The play with its minimal character of four has the right suspense and conflict introduced at the very beginning which sustained the actions of the play till the very end. The dialogue is witty, assured and shorn of the clutter that may slow down the pace of such a play tackling verifiable history. The play is a director’s delight and the near absurdist style used with some few ‘plays’ within the play will be very malleable in the hands of a good director. The Killing Swamp is highly entertaining piece with plenty of gallows humour which in reality we may not put beyond the real Ken saro Wiwa going by his writings and personality.
The man wrote somewhere in one of his books that the tiger said “to cry is to show my teeth and to laugh too is to show my teeth so I prefer to laugh rather than cry”. The strength of The Killing Swamp , a finalist in the 2010 NLNG Nigeria Literature Prize, is its contemporary subject, highly dramatic language and a very humanizing story.
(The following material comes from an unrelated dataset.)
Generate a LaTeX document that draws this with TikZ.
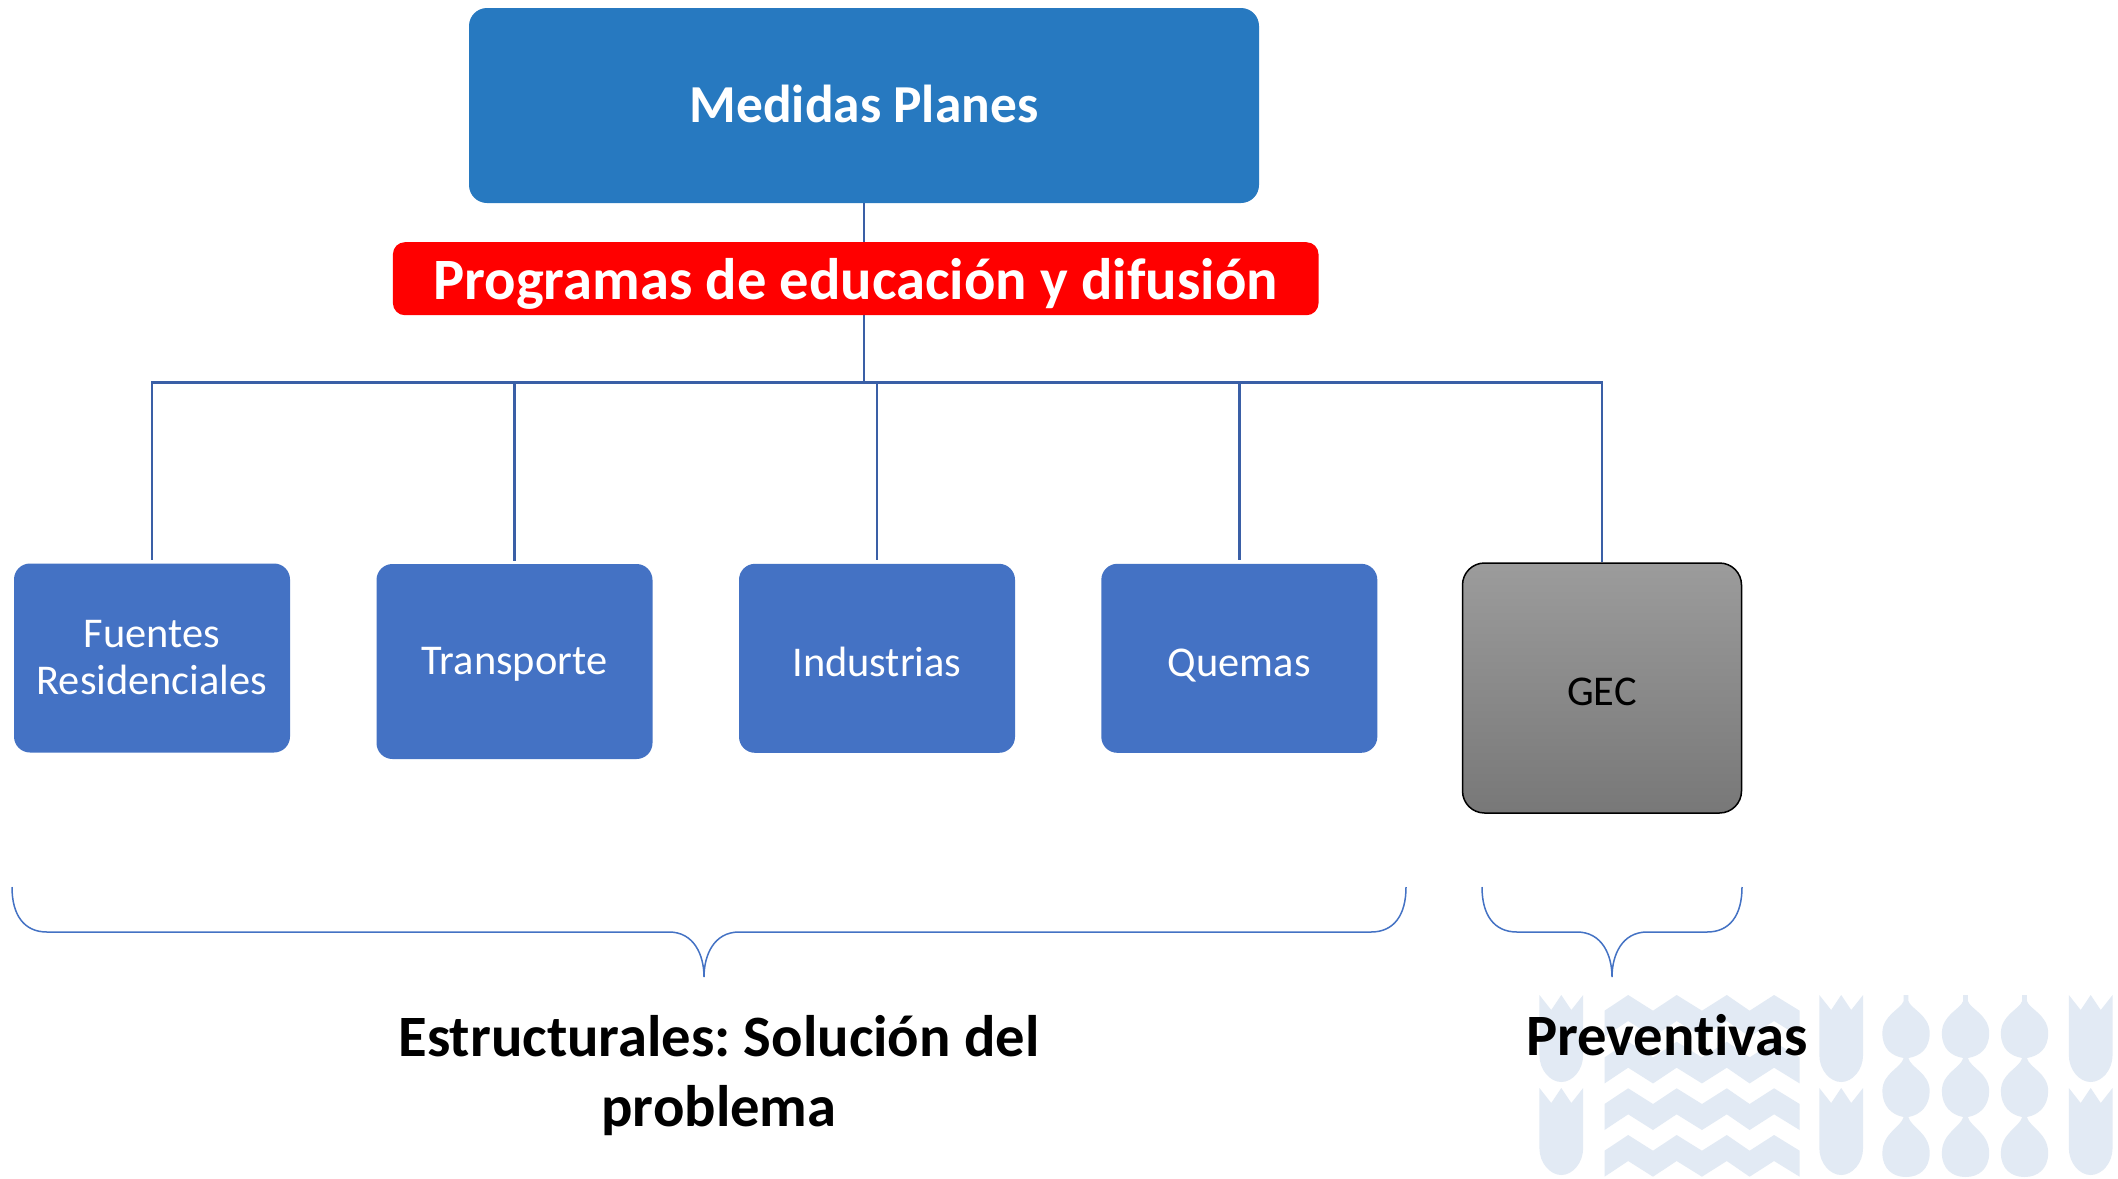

How ironic that those who spearheaded the official judicial murder of Ken Saro Wiwa are themselves today nowhere to be found.Their own stories will never be dignified with any kind of telling like that of Saro Wiwa. If at all it is told it will be in the form of a satirical lampooning of their buffoonery in the tradition of Wole Soyinka’s Play of Giants and King Baabu or in a worst form as that of the Nigerian Nollywood home video movie The Stubborn Grasshopper. All hangmen indeed will die one day!